Warnock, Ossoff win in Georgia, handing Dems Senate control
ATLANTA » Democrats won both Georgia Senate seats — and with them, the U.S. Senate majority — as final votes were counted Wednesday, serving President Donald Trump a stunning defeat in his turbulent final days in office while dramatically improving the fate of President- elect Joe Biden’s progressive agenda.
Jon Ossoff and Raphael Warnock, Democratic challengers who represented the diversity of their party’s evolving coalition, defeated Republicans David Perdue and Kelly Loeffler two months after Biden became the first Democratic presidential candidate to carry the state since 1992.
Warnock, who served as pastor for the same Atlanta church where civil rights leader the Rev.
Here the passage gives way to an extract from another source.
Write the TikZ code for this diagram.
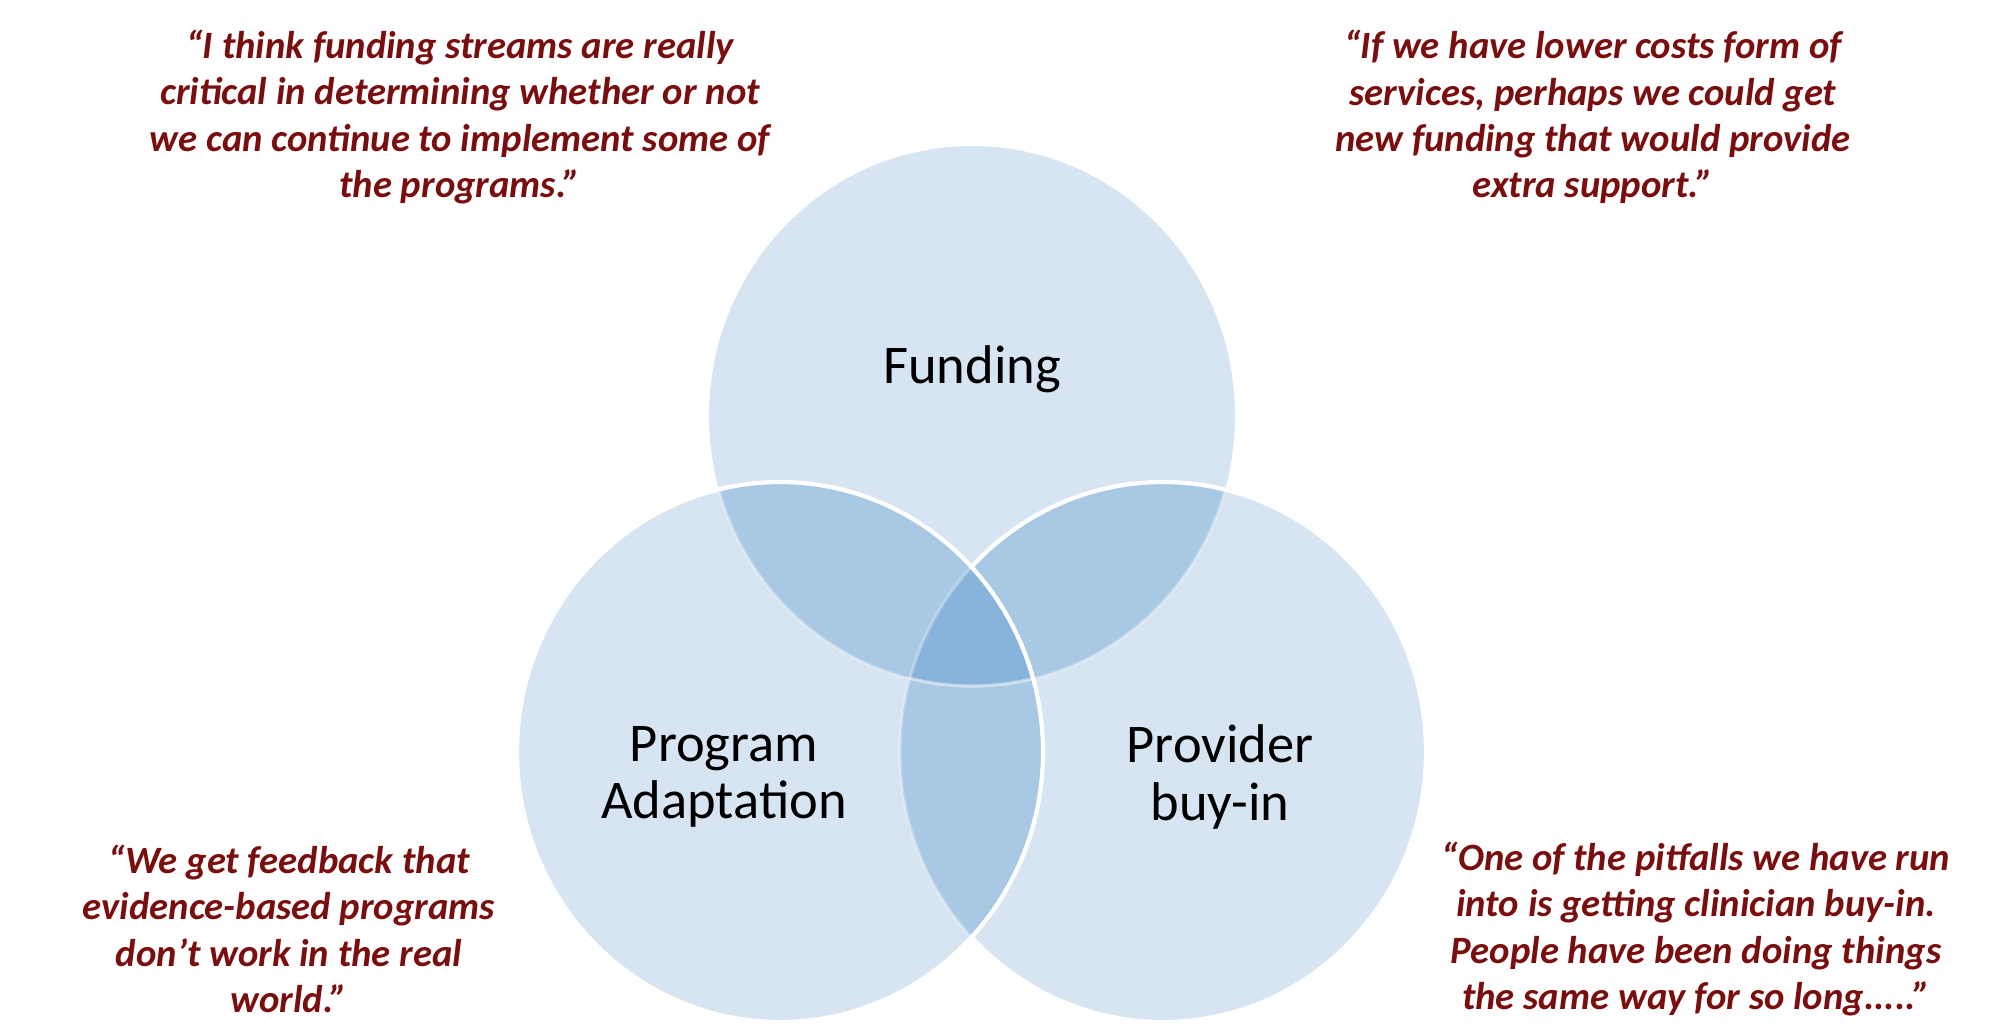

Martin Luther King Jr. preached, becomes the first African American from Georgia elected to the Senate. And Ossoff becomes the state’s first Jewish senator and, at 33 years old, the Senate’s youngest member.
Wednesday’s unprecedented siege drew fierce criticism of Trump’s leadership from within his own party, and combined with the bad day in Georgia, marked one of the darkest days of his divisive presidency.
Still, the Democrats’ twin victories in Georgia represented a striking shift in the state’s politics as the swelling number of diverse, college- educated voters flex their power in the heart of the Deep South. They also cemented the transformation of Georgia, once a solidly Republican state, into one of the nation’s premier battlegrounds for the foreseeable future.